The best possible photographs will be taken outside in natural light. Indoor lighting can cast either a yellowish or bluish tint, depending on what type of light bulbs you use. The best photos are taken on a bright but partially cloudy day. If it’s not possible to take your animal outside, try taking your pictures next to a large window. Remember, when you’re taking photographs to always keep the sun at your back. If it’s a cloudy day, don’t worry. This light is diffused and you can usually shoot wonderful photos with minimal shadows. If the cloud layer is relatively thin, you’ll be able to capture images with a relatively small aperture (large f-stop value). If the clouds are thick and heavy, use a larger aperture (smaller f-stop value) or increase the ISO setting. If you have a simple point and shoot type camera, there should be an automatic setting for this.

If your pet has a black or very dark coat you may want to wait for a very bright day. Overexposure may reveal details in his face and coat that may have otherwise been lost.


Go for different points of view! While straight on is fine, it can also be boring. Get down on the same level as your pet when taking photographs. Try the three quarter angle with its head turned towards the camera. Although sometimes, a pet gazing off into the distance can also make for a lovely portrait. Try to center your pet in the frame without cutting off their ears, tail or paws. In addition to your “master shot”, take a few close-ups of your animal’s face. The more close, detailed shots I have, the better able I am to render your pet without having to make stuff up.
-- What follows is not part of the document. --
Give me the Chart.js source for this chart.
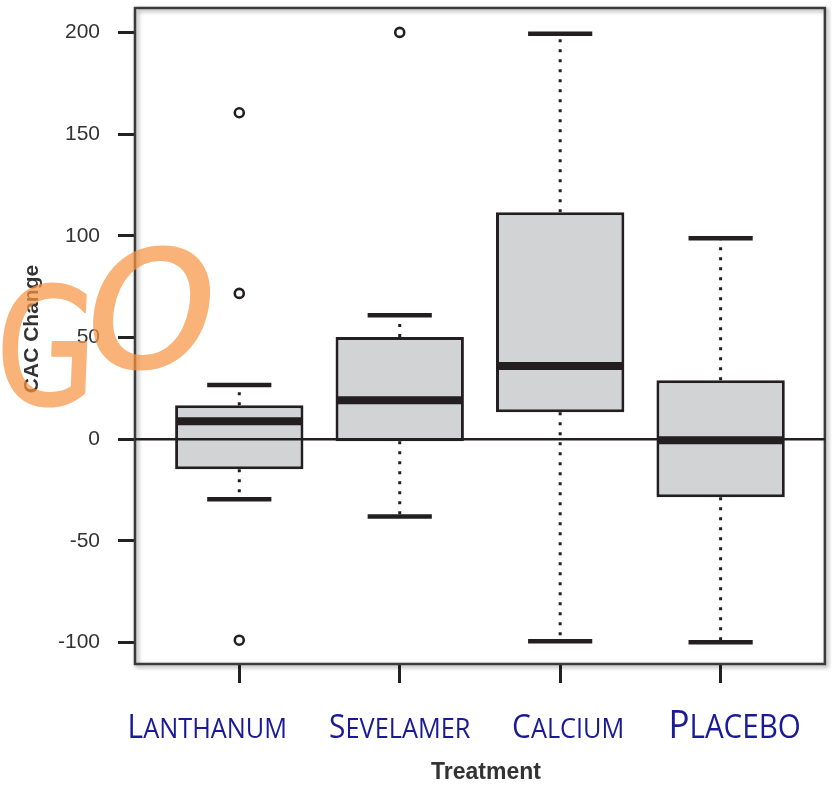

Portrait quality photos need to be close and clear. (Photos courtesy of Frank Ewing & Gary Kopren)

Also, it is almost impossible for me to use images where your pet is way off in the distance. Make sure that at the very least, your pet’s body fills the frame of the photo.

Your pet and the camera:

If your pet has never seen a camera, give them time to get used to it. They may be curious and want to come towards the camera. Dogs especially will want to have a sniff first. It may be helpful to have someone help you with the photo shoot by using a squeak toy or treats to get their attention. This can be an excellent way of centering your pet’s attention and eliciting an expression from them. Take LOTS of pictures! The more you take the better the chances are of you capturing exactly what you want. And, I’d rather have too much than too little to work with.

Selecting your photographs:

You may decide you like one particular photograph over all the others or, you may decide you actually like a combination of several. It is possible to utilize more than one photo to create a single portrait under certain conditions. For example, if you wish to use the head from one photo and the body from another, the lighting and angle must be consistent in both photos in order for them to be combined. It is also possible to eliminate certain elements such as a collar or leash. But other items such as a jacket or ball in the pet’s mouth, are not possible to remove from the final portrait. In this case, it is better to not photograph your pet with these items in the first place.